If you have Go installed, you can install rabbitmq-dump-queue from source by running:

go get github.com/dubek/rabbitmq-dump-queue

The rabbitmq-dump-queue executable will be created in the $GOPATH/bin directory.

Usage

To dump the first 50 messages of queue incoming_1 to /tmp:

rabbitmq-dump-queue -uri="amqp://user:[email protected]:5672/" -queue=incoming_1 -max-messages=50 -output-dir=/tmp

This will create the files /tmp/msg-0000, /tmp/msg-0001, and so on.

If the queue is in a RabbitMQ vhost, you should add the vhost name to the end of the URI:

rabbitmq-dump-queue -uri="amqp://user:[email protected]:5672/vhost-name" ...

If the vhost name starts with / you'll need to specify it explicitly (double slash after the port number).

The output filenames are printed one per line to the standard output; this allows piping the output of rabbitmq-dump-queue to xargs or similar utilities in order to perform further processing on each message (e.g. decompressing, decoding, etc.). For example:

# Count the number of lines in each message
rabbitmq-dump-queue -output-dir=/some/dir | xargs wc -l

# Add messsages from the queue to a tar archive
rabbitmq-dump-queue -output-dir=/some/dir | tar -czf /some/archive.tgz --remove-files -T -

To include the AMQP headers and properties in the output, add the -full option to the command-line. This will create the following files:

/tmp/msg-0000
/tmp/msg-0000-headers+properties.json
/tmp/msg-0001
/tmp/msg-0001-headers+properties.json
...

The JSON files have the following structure:

{
  "headers": {
    "x-my-private-header": "my-value"
  },
  "properties": {
    "correlation_id": "XYZ-9876",
    "delivery_mode": 0,
    "priority": 5
  }
}

By default, it will not acknowledge messages, so they will be requeued. Acknowledging messages using the -ack=true switch will remove them from the queue, allowing the user to process new messages (see implementation details).

rabbitmq-dump-queue -uri="amqp://user:[email protected]:5672/" -queue=incoming_1 -max-messages=50 -output-dir=/tmp -ack=true

Running rabbitmq-dump-queue -help will list the available command-line options.
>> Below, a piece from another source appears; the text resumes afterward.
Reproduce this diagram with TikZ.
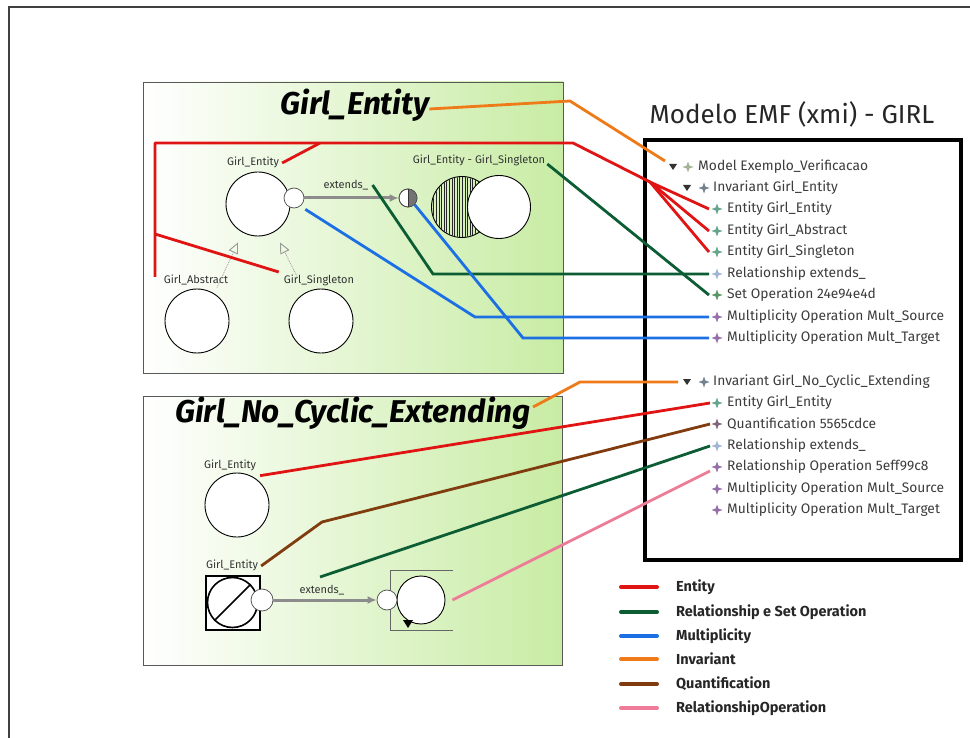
\documentclass[tikz,border=0pt]{standalone}
\usepackage{fontspec}
\setmainfont{Fira Sans}
\usetikzlibrary{arrows.meta,calc}

\definecolor{cEntity}{RGB}{225,20,20}
\definecolor{cRel}{RGB}{12,92,52}
\definecolor{cMult}{RGB}{28,112,228}
\definecolor{cInv}{RGB}{238,122,24}
\definecolor{cQuant}{RGB}{128,60,14}
\definecolor{cRelOp}{RGB}{238,124,152}
\definecolor{panelgreen}{RGB}{200,236,164}
\definecolor{itemtext}{RGB}{60,60,60}
\definecolor{stModel}{RGB}{165,180,150}
\definecolor{stInv}{RGB}{115,130,140}
\definecolor{stEnt}{RGB}{100,165,140}
\definecolor{stRel}{RGB}{160,180,215}
\definecolor{stSet}{RGB}{90,150,100}
\definecolor{stMult}{RGB}{150,110,170}
\definecolor{stQuant}{RGB}{130,100,125}

% four-pointed tree icon and expand triangle
\newcommand\emfstar[2]{\fill[#2,shift={(#1)}] (0,-5.5) -- (1.4,-1.4) -- (5.5,0) -- (1.4,1.4) -- (0,5.5) -- (-1.4,1.4) -- (-5.5,0) -- (-1.4,-1.4) -- cycle;}
\newcommand\emftri[1]{\fill[black!80,shift={(#1)}] (-4,-3) -- (4,-3) -- (0,3) -- cycle;}

\tikzset{
  panel/.style={draw=black!65, line width=0.9pt, left color=white, right color=panelgreen, inner sep=0pt, outer sep=0pt},
  ptitle/.style={font=\fontsize{31.5}{33}\selectfont\bfseries\itshape, text=black, inner sep=0pt},
  entity/.style={circle, draw=black, fill=white, line width=0.9pt, minimum size=64pt, inner sep=0pt},
  port/.style={circle, draw=black!70, fill=white, line width=0.7pt, minimum size=20pt, inner sep=0pt},
  lbl/.style={font=\fontsize{11}{12}\selectfont, text=black!80, inner sep=1pt},
  item/.style={anchor=west, font=\fontsize{13.8}{15}\selectfont, text=itemtext, inner sep=0pt},
  relarrow/.style={draw=black!45, line width=3pt, -{Latex[length=9pt,width=8pt]}},
  inh/.style={draw=black!40, densely dotted, line width=0.8pt, -{Triangle[open,length=11pt,width=10pt,line width=0.9pt]}},
  conn/.style={line width=2.8pt},
  legline/.style={line width=4pt, line cap=round},
  legtext/.style={anchor=west, font=\fontsize{14.5}{16}\selectfont\bfseries, text=black!85, inner sep=0pt}
}

\begin{document}
\begin{tikzpicture}[x=1pt,y=-1pt]
\useasboundingbox (0,0) rectangle (970,738);

% outer frame
\draw[line width=1.6pt, black!75] (9,738) -- (9,7) -- (970,7);

% ---------- panel Girl_Entity ----------
\node[panel, minimum width=420pt, minimum height=291pt] (p1) at (353,227.5) {};
\node[ptitle] (t1) at (355,105) {Girl\_Entity};

\node[entity] (ge1) at (258,204) {};
\node[port] (pt1) at (294,198) {};
\node[lbl] (ge1l) at (253,162) {Girl\_Entity};

\node[circle, draw=black!70, fill=white, line width=0.7pt, minimum size=18pt, inner sep=0pt] (hf) at (408,198) {};
\begin{scope}
  \clip (408,180) rectangle (420,216);
  \fill[black!55] (hf.center) circle (8.6);
\end{scope}
\draw[black!70, line width=0.7pt] (hf.center) circle (9);
\draw[black!80, line width=0.8pt] (hf.north) -- (hf.south);
\node[lbl] (extl) at (346,185) {extends\_};
\draw[relarrow] (pt1) -- (hf);

% set operation: hatched circle partly covered by a plain one
\node[circle, draw=black, line width=0.9pt, minimum size=61pt, inner sep=0pt] (vA) at (462,207) {};
\begin{scope}
  \clip (vA.center) circle (30);
  \foreach \hx in {0,...,24} \draw[black!85, line width=0.45pt] (431+2.6*\hx,170) -- (431+2.6*\hx,245);
\end{scope}
\node[entity, minimum size=63pt] (vB) at (499,207) {};
\node[lbl] (vl) at (479,160) {Girl\_Entity - Girl\_Singleton};

\node[entity] (ga) at (197,321) {};
\node[lbl] (gal) at (196,280) {Girl\_Abstract};
\node[entity] (gs) at (321,321) {};
\node[lbl] (gsl) at (319,280) {Girl\_Singleton};
\draw[inh] ([shift={(20,-1)}]ga.north) -- ([shift={(-20,6)}]ge1.south);
\draw[inh] ([shift={(-24,-12)}]gs.north) -- ([shift={(22,6)}]ge1.south);

% ---------- panel Girl_No_Cyclic_Extending ----------
\node[panel, minimum width=419pt, minimum height=269pt] (p2) at (352.5,530.5) {};
\node[ptitle] (t2) at (353,413) {Girl\_No\_Cyclic\_Extending};

\node[entity] (ge2) at (237,505) {};
\node[lbl] (ge2l) at (230,465) {Girl\_Entity};

\node[draw=black, fill=white, line width=2pt, minimum size=54pt, inner sep=0pt] (nsq) at (232.5,602.5) {};
\node[circle, draw=black, line width=1.6pt, minimum size=50pt, inner sep=0pt] (nci) at (232.5,602.5) {};
\draw[line width=1.6pt] (nci.south west) -- (nci.north east);
\node[lbl] (ge3l) at (232,565) {Girl\_Entity};
\node[port, minimum size=22pt] (pt3) at (262,600) {};

\draw[black!60, line width=0.6pt] (453,570) -| (390,630) -- (453,630);
\node[entity, minimum size=48pt] (ro) at (421,600) {};
\fill[black] (403,620) -- (413,620) -- (408,628) -- cycle;
\node[port] (pt4) at (387,600) {};
\node[lbl] (ext2l) at (322,590) {extends\_};
\draw[relarrow] (pt3) -- (pt4);

% ---------- EMF tree ----------
\node[font=\fontsize{26}{28}\selectfont, text=black!85, inner sep=0pt] (emft) at (792,114) {Modelo EMF (xmi) - GIRL};
\draw[line width=4pt] (645,140) rectangle (961,560);

\coordinate (tr-model) at (673,167);
\coordinate (s-model) at (688,167);
\coordinate (tr-inv1) at (687,188);
\coordinate (s-inv1) at (704,188);
\coordinate (s-e1) at (717,209);
\coordinate (s-e2) at (717,231);
\coordinate (s-e3) at (717,252);
\coordinate (s-rel1) at (717,274);
\coordinate (s-set) at (717,295);
\coordinate (s-ms1) at (717,317);
\coordinate (s-mt1) at (717,338);
\coordinate (tr-inv2) at (687,382);
\coordinate (s-inv2) at (704,382);
\coordinate (s-e4) at (717,403);
\coordinate (s-q) at (717,424);
\coordinate (s-rel2) at (717,446);
\coordinate (s-rop) at (717,467);
\coordinate (s-ms2) at (717,489);
\coordinate (s-mt2) at (717,510);

\emftri{tr-model} \emfstar{s-model}{stModel}
\emftri{tr-inv1} \emfstar{s-inv1}{stInv}
\emfstar{s-e1}{stEnt} \emfstar{s-e2}{stEnt} \emfstar{s-e3}{stEnt}
\emfstar{s-rel1}{stRel} \emfstar{s-set}{stSet}
\emfstar{s-ms1}{stMult} \emfstar{s-mt1}{stMult}
\emftri{tr-inv2} \emfstar{s-inv2}{stInv}
\emfstar{s-e4}{stEnt} \emfstar{s-q}{stQuant} \emfstar{s-rel2}{stRel}
\emfstar{s-rop}{stMult} \emfstar{s-ms2}{stMult} \emfstar{s-mt2}{stMult}

\node[item] (i-model) at (698,167) {Model Exemplo\_Verificacao};
\node[item] (i-inv1) at (713,188) {Invariant Girl\_Entity};
\node[item] (i-e1) at (727,209) {Entity Girl\_Entity};
\node[item] (i-e2) at (727,231) {Entity Girl\_Abstract};
\node[item] (i-e3) at (727,252) {Entity Girl\_Singleton};
\node[item] (i-rel1) at (727,274) {Relationship extends\_};
\node[item] (i-set) at (727,295) {Set Operation 24e94e4d};
\node[item] (i-ms1) at (727,317) {Multiplicity Operation Mult\_Source};
\node[item] (i-mt1) at (727,338) {Multiplicity Operation Mult\_Target};
\node[item] (i-inv2) at (713,382) {Invariant Girl\_No\_Cyclic\_Extending};
\node[item] (i-e4) at (727,403) {Entity Girl\_Entity};
\node[item] (i-q) at (727,424) {Quantification 5565cdce};
\node[item] (i-rel2) at (727,446) {Relationship extends\_};
\node[item] (i-rop) at (727,467) {Relationship Operation 5eff99c8};
\node[item] (i-ms2) at (727,489) {Multiplicity Operation Mult\_Source};
\node[item] (i-mt2) at (727,510) {Multiplicity Operation Mult\_Target};

% ---------- mapping connectors ----------
% invariants
\draw[conn, cInv] ([yshift=-4]t1.east) -- (570,101) -- ([shift={(-8,-6)}]tr-model);
\draw[conn, cInv] ([shift={(2,-6)}]t2.east) -- (580,382) -- ([xshift=-9]tr-inv2);

% entities
\coordinate (rstart) at (155,277);
\coordinate (rjoin) at (155,234);
\coordinate (rb) at (650,182);
\draw[conn, cEntity, line join=round] (rstart) |- (573,143) -- (rb);
\draw[conn, cEntity] ([xshift=-8]s-e1) -- (rb) -- ([xshift=-8]s-e2);
\draw[conn, cEntity] (rb) -- ([xshift=-8]s-e3);
\draw[conn, cEntity] (rjoin) -- ([shift={(-4,-8)}]gsl.west);
\draw[conn, cEntity] ([shift={(2,1)}]ge1l.east) -- (320,143);
\draw[conn, cEntity] ([shift={(3,4)}]ge2l.south east) -- ([xshift=-7]s-e4);

% relationships and set operation
\draw[conn, cRel] ([shift={(3,0)}]extl.east) -- (433,274) -- ([xshift=-8]s-rel1);
\draw[conn, cRel] ([shift={(1,4)}]vl.east) -- ([xshift=-8]s-set);
\coordinate (g2) at (320,577);
\draw[conn, cRel] (g2) -- ([xshift=-7]s-rel2);

% multiplicities
\draw[conn, cMult] ([shift={(4,4)}]pt1.south east) -- (475,317) -- ([xshift=-8]s-ms1);
\draw[conn, cMult] (hf.south east) -- (523,338) -- ([xshift=-8]s-mt1);

% quantification and relationship operation
\draw[conn, cQuant] ([shift={(2,1)}]ge3l.east) -- (322,522) -- ([xshift=-7]s-q);
\draw[conn, cRelOp] ([xshift=7]ro.east) -- ([shift={(-7,4)}]s-rop);

% ---------- legend ----------
\draw[legline, cEntity] (621,587) -- (657,587);
\node[legtext] (lg1) at (676,587) {Entity};
\draw[legline, cRel] (621,612) -- (657,612);
\node[legtext] (lg2) at (676,612) {Relationship e Set Operation};
\draw[legline, cMult] (621,636) -- (657,636);
\node[legtext] (lg3) at (676,636) {Multiplicity};
\draw[legline, cInv] (621,659) -- (657,659);
\node[legtext] (lg4) at (676,659) {Invariant};
\draw[legline, cQuant] (621,684) -- (657,684);
\node[legtext] (lg5) at (676,684) {Quantification};
\draw[legline, cRelOp] (621,708) -- (657,708);
\node[legtext] (lg6) at (676,708) {RelationshipOperation};
\end{tikzpicture}
\end{document}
Message requeuing implementation details

In order to fetch messages from the queue and later return them in the original order, rabbitmq-dump-queue uses a standard AMQP basic.get API call without automatic acknowledgements, and it doesn't manually acknowledge the received messages. Thus, when the AMQP connection is closed (after all the messages were received and written to files), RabbitMQ returns all the un-acked messages (all the messages) back to the queue in their original order.

This means that during the time rabbitmq-dump-queue receives and saves the messages, the messages are not visible to other consumers of the queue. This duration is usually very short (unless you're downloading a lot of messages), but make sure your system can handle such a situation (or shut down other consumers of the queue during the time you use this tool).

Note that the same approach is used by RabbitMQ's management HTTP API (the /api/queues/{vhost}/{queue}/get endpoint with requeue=true).

Testing

To run the automated tests, have a RabbitMQ server listen on 127.0.0.1:5672 with user guest and password guest. This can be easily achieved with Docker:

docker run --name test-rabbitmq -d -p 5672:5672 rabbitmq:3-management

Then run:

go build .
go test -v .

To stop the RabbitMQ server container, run:

docker stop test-rabbitmq
docker rm test-rabbitmq

Contributing

Github pull requests and issues are welcome.

License

rabbitmq-dump-queue is under the MIT License. See the LICENSE file for details.